*Work to complete*.
Return the lines below exactly, from the first line to the line that contains "Chart.defaults.color = '#000';". Leave out pictures.

*Supplied data*.
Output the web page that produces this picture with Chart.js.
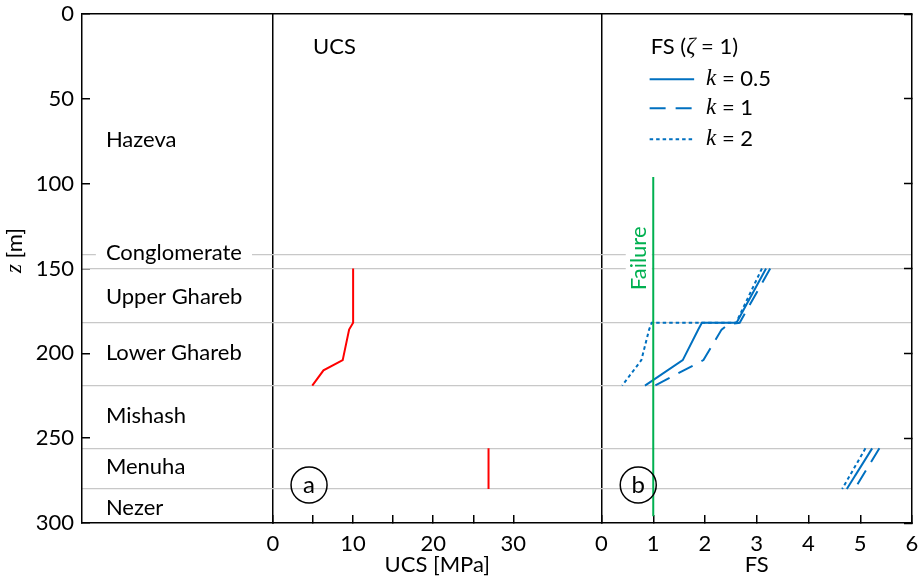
<!DOCTYPE html>
<html>
<head>
<meta charset="utf-8">
<script src="https://cdn.jsdelivr.net/npm/chart.js@4.4.1/dist/chart.umd.min.js"></script>
<style>
  html, body { margin: 0; padding: 0; background: #fff; }
  #wrap { width: 919px; height: 578px; position: relative; }
</style>
</head>
<body>
<div id="wrap"><canvas id="chart"></canvas></div>
<script>
// depth axis and formation layout
const zTicks = [0, 50, 100, 150, 200, 250, 300];
const boundaries = [142, 150, 182, 219, 256, 280];
const formations = ['Hazeva', 'Conglomerate', 'Upper Ghareb', 'Lower Ghareb', 'Mishash', 'Menuha', 'Nezer'];
const formationZ = [74, 141, 167, 200, 237, 267, 291];

// UCS profile [MPa]
const ucsTicks = [0, 5, 10, 15, 20, 25, 30];
const ucsUpperZ = [150, 182, 186, 204, 210, 219];
const ucsUpper = [10, 10, 9.5, 8.7, 6.3, 4.9];
const ucsLowerZ = [256, 280];
const ucsLower = [26.9, 26.9];

// FS, zeta = 1, for three k values
const fsTicks = [0, 1, 2, 3, 4, 5, 6];
const fsUpperZ05 = [150, 182, 182, 186, 204, 219];
const fsUpper05 = [3.18, 2.61, 1.94, 1.87, 1.57, 0.84];
const fsUpperZ1 = [150, 182, 183, 186, 204, 219];
const fsUpper1 = [3.26, 2.67, 2.45, 2.32, 1.97, 1.03];
const fsUpperZ2 = [150, 182, 182, 186, 204, 219];
const fsUpper2 = [3.10, 2.60, 0.97, 0.92, 0.77, 0.40];
const fsLowerZ = [256, 280];
const fsLower05 = [5.23, 4.74];
const fsLower1 = [5.37, 4.89];
const fsLower2 = [5.10, 4.65];
const failureZ = [96, 296];
const failureFS = [1, 1];

const kLabels = ['0.5', '1', '2'];

const FONT = 'Lato';
const SIZE = 22;
const SERIF_IT = 'italic 23px "Liberation Serif"';
const blue = '#0070c0';
const red = '#ff0000';
const green = '#00b050';
const kDash = [[], [16, 10], [3.5, 3]];

const pts = (xs, zs) => xs.map((v, i) => ({ x: v, y: zs[i] }));

Chart.defaults.font.family = FONT;
Chart.defaults.font.size = SIZE;
Chart.defaults.color = '#000';

function line(xAxisID, data, color, dash) {
    return {
        xAxisID, yAxisID: 'y', data,
        borderColor: color, backgroundColor: color,
        borderWidth: 2, borderDash: dash || [],
        showLine: true, pointRadius: 0, fill: false, tension: 0
    };
}

const fsUpper = [pts(fsUpper05, fsUpperZ05), pts(fsUpper1, fsUpperZ1), pts(fsUpper2, fsUpperZ2)];
const fsLower = [pts(fsLower05, fsLowerZ), pts(fsLower1, fsLowerZ), pts(fsLower2, fsLowerZ)];

const datasets = [
    line('xU', pts(ucsUpper, ucsUpperZ), red),
    line('xU', pts(ucsLower, ucsLowerZ), red),
    line('xF', pts(failureFS, failureZ), green)
];
// draw dotted first so solid sits on top
[2, 1, 0].forEach(k => {
    datasets.push(line('xF', fsUpper[k], blue, kDash[k]));
    datasets.push(line('xF', fsLower[k], blue, kDash[k]));
});

const tickOnly = v => ({ value: v });
const noPad = s => { s.paddingTop = 0; s.paddingBottom = 0; s.paddingLeft = 0; s.paddingRight = 0; };

function drawParts(ctx, parts, x, y) {
    let cx = x;
    parts.forEach(([text, font]) => {
        ctx.font = font;
        ctx.fillText(text, cx, y);
        cx += ctx.measureText(text).width;
    });
    return cx - x;
}

const overlay = {
    id: 'overlay',
    afterDatasetsDraw(chart) {
        const { ctx, scales: { xL, xU, xF, y } } = chart;
        const plain = SIZE + 'px ' + FONT;
        ctx.save();
        ctx.textBaseline = 'middle';
        ctx.textAlign = 'left';
        ctx.fillStyle = '#000';

        // formation names
        formations.forEach((name, i) => {
            const px = xL.getPixelForValue(0.125);
            const py = y.getPixelForValue(formationZ[i]);
            ctx.font = plain;
            if (name === 'Conglomerate') {
                const w = ctx.measureText(name).width;
                ctx.fillStyle = '#fff';
                ctx.fillRect(px - 10, py - 11, w + 20, 22);
            }
            ctx.fillStyle = '#000';
            ctx.fillText(name, px, py);
        });

        // panel headings
        ctx.font = plain;
        ctx.fillText('UCS', xU.getPixelForValue(5), y.getPixelForValue(19.5));
        drawParts(ctx, [['FS (', plain], ['\u03B6', SERIF_IT], [' = 1)', plain]],
            xF.getPixelForValue(0.95), y.getPixelForValue(19.5));

        // legend
        kLabels.forEach((k, i) => {
            const ly = y.getPixelForValue([38.4, 55.5, 73.8][i]);
            ctx.beginPath();
            ctx.strokeStyle = blue;
            ctx.lineWidth = 2;
            ctx.setLineDash(kDash[i]);
            ctx.moveTo(xF.getPixelForValue(0.93), ly);
            ctx.lineTo(xF.getPixelForValue(1.79), ly);
            ctx.stroke();
            ctx.setLineDash([]);
            ctx.fillStyle = '#000';
            drawParts(ctx, [['k', SERIF_IT], [' = ' + k, plain]], xF.getPixelForValue(2.02), ly);
        });

        // failure label
        ctx.save();
        ctx.translate(xF.getPixelForValue(0.72), y.getPixelForValue(144));
        ctx.rotate(-Math.PI / 2);
        ctx.font = plain;
        const fw = ctx.measureText('Failure').width;
        ctx.fillStyle = '#fff';
        ctx.fillRect(-fw / 2 - 4, -13, fw + 8, 26);
        ctx.fillStyle = green;
        ctx.textAlign = 'center';
        ctx.fillText('Failure', 0, 0);
        ctx.restore();

        // circled panel letters
        [[xU, 4.5, 'a'], [xF, 0.71, 'b']].forEach(([sc, v, t]) => {
            const cx = sc.getPixelForValue(v), cy = y.getPixelForValue(277.6);
            ctx.beginPath();
            ctx.arc(cx, cy, 18, 0, Math.PI * 2);
            ctx.strokeStyle = '#000';
            ctx.lineWidth = 1.5;
            ctx.stroke();
            ctx.fillStyle = '#000';
            ctx.textAlign = 'center';
            ctx.font = '24px ' + FONT;
            ctx.fillText(t, cx, cy);
        });

        // depth axis title
        ctx.save();
        ctx.translate(15, 273);
        ctx.rotate(-Math.PI / 2);
        ctx.textAlign = 'left';
        ctx.fillStyle = '#000';
        drawParts(ctx, [['z', SERIF_IT], [' [m]', plain]], 0, 0);
        ctx.restore();

        ctx.restore();
    }
};

const xBase = {
    type: 'linear', position: 'bottom', stack: 'panels', offset: false,
    border: { color: '#000', width: 1.5 },
    ticks: { padding: 16, maxRotation: 0, autoSkip: false },
    title: { display: true, font: { size: SIZE }, padding: { top: 0, bottom: 0 } },
    afterFit(s) { s.height = 55; noPad(s); }
};

new Chart(document.getElementById('chart'), {
    type: 'scatter',
    data: { datasets },
    plugins: [overlay],
    options: {
        responsive: true,
        maintainAspectRatio: false,
        animation: false,
        layout: { padding: { top: 14, right: 7, left: 0, bottom: 0 } },
        plugins: { legend: { display: false }, tooltip: { enabled: false } },
        scales: {
            xL: {
                ...xBase, min: 0, max: 1, stackWeight: 191,
                ticks: { display: false },
                grid: { display: false },
                title: { display: false }
            },
            xU: {
                ...xBase, min: 0, max: 41, stackWeight: 328.5,
                afterBuildTicks(s) { s.ticks = ucsTicks.map(tickOnly); },
                ticks: { ...xBase.ticks, callback: v => (v % 10 === 0 ? v : '') },
                grid: {
                    color: c => (c.tick && c.tick.value === 0 ? '#000' : 'transparent'),
                    lineWidth: 1.5, tickLength: -8, tickColor: '#000', tickWidth: 1.5
                },
                title: { ...xBase.title, text: 'UCS [MPa]' }
            },
            xF: {
                ...xBase, min: 0, max: 6, stackWeight: 310.5,
                afterBuildTicks(s) { s.ticks = fsTicks.map(tickOnly); },
                grid: {
                    color: c => (c.tick && c.tick.value === 0 ? '#000' : 'transparent'),
                    lineWidth: 1.5, tickLength: -8, tickColor: '#000', tickWidth: 1.5
                },
                title: { ...xBase.title, text: 'FS' }
            },
            y: {
                type: 'linear', position: 'left', reverse: true, min: 0, max: 300,
                afterBuildTicks(s) { s.ticks = zTicks.map(tickOnly); },
                border: { color: '#000', width: 1.5 },
                ticks: { padding: 16 },
                grid: {
                    color: c => (c.tick && c.tick.value === 0 ? '#000' : 'transparent'),
                    lineWidth: 1.5, tickLength: -8, tickColor: '#000', tickWidth: 1.5
                },
                afterFit(s) { s.width = 82; noPad(s); }
            },
            yB: {
                type: 'linear', position: 'left', reverse: true, min: 0, max: 300,
                afterBuildTicks(s) { s.ticks = boundaries.map(tickOnly); },
                ticks: { display: false },
                border: { display: false },
                grid: { color: '#c8c8c8', lineWidth: 1.2, drawTicks: false },
                afterFit(s) { s.width = 0; noPad(s); }
            },
            yR: {
                type: 'linear', position: 'right', reverse: true, min: 0, max: 300,
                afterBuildTicks(s) { s.ticks = zTicks.map(tickOnly); },
                ticks: { display: false },
                border: { color: '#000', width: 1.5 },
                grid: { drawOnChartArea: false, tickLength: -8, tickColor: '#000', tickWidth: 1.5 },
                afterFit(s) { s.width = 0; noPad(s); }
            }
        }
    }
});
</script>
</body>
</html>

*Task answer*.
Output the web page that produces this picture with Chart.js.
<!DOCTYPE html>
<html>
<head>
<meta charset="utf-8">
<script src="https://cdn.jsdelivr.net/npm/chart.js@4.4.1/dist/chart.umd.min.js"></script>
<style>
  html, body { margin: 0; padding: 0; background: #fff; }
  #wrap { width: 919px; height: 578px; position: relative; }
</style>
</head>
<body>
<div id="wrap"><canvas id="chart"></canvas></div>
<script>
// depth axis and formation layout
const zTicks = [0, 50, 100, 150, 200, 250, 300];
const boundaries = [142, 150, 182, 219, 256, 280];
const formations = ['Hazeva', 'Conglomerate', 'Upper Ghareb', 'Lower Ghareb', 'Mishash', 'Menuha', 'Nezer'];
const formationZ = [74, 141, 167, 200, 237, 267, 291];

// UCS profile [MPa]
const ucsTicks = [0, 5, 10, 15, 20, 25, 30];
const ucsUpperZ = [150, 182, 186, 204, 210, 219];
const ucsUpper = [10, 10, 9.5, 8.7, 6.3, 4.9];
const ucsLowerZ = [256, 280];
const ucsLower = [26.9, 26.9];

// FS, zeta = 1, for three k values
const fsTicks = [0, 1, 2, 3, 4, 5, 6];
const fsUpperZ05 = [150, 182, 182, 186, 204, 219];
const fsUpper05 = [3.18, 2.61, 1.94, 1.87, 1.57, 0.84];
const fsUpperZ1 = [150, 182, 183, 186, 204, 219];
const fsUpper1 = [3.26, 2.67, 2.45, 2.32, 1.97, 1.03];
const fsUpperZ2 = [150, 182, 182, 186, 204, 219];
const fsUpper2 = [3.10, 2.60, 0.97, 0.92, 0.77, 0.40];
const fsLowerZ = [256, 280];
const fsLower05 = [5.23, 4.74];
const fsLower1 = [5.37, 4.89];
const fsLower2 = [5.10, 4.65];
const failureZ = [96, 296];
const failureFS = [1, 1];

const kLabels = ['0.5', '1', '2'];

const FONT = 'Lato';
const SIZE = 22;
const SERIF_IT = 'italic 23px "Liberation Serif"';
const blue = '#0070c0';
const red = '#ff0000';
const green = '#00b050';
const kDash = [[], [16, 10], [3.5, 3]];

const pts = (xs, zs) => xs.map((v, i) => ({ x: v, y: zs[i] }));

Chart.defaults.font.family = FONT;
Chart.defaults.font.size = SIZE;
Chart.defaults.color = '#000';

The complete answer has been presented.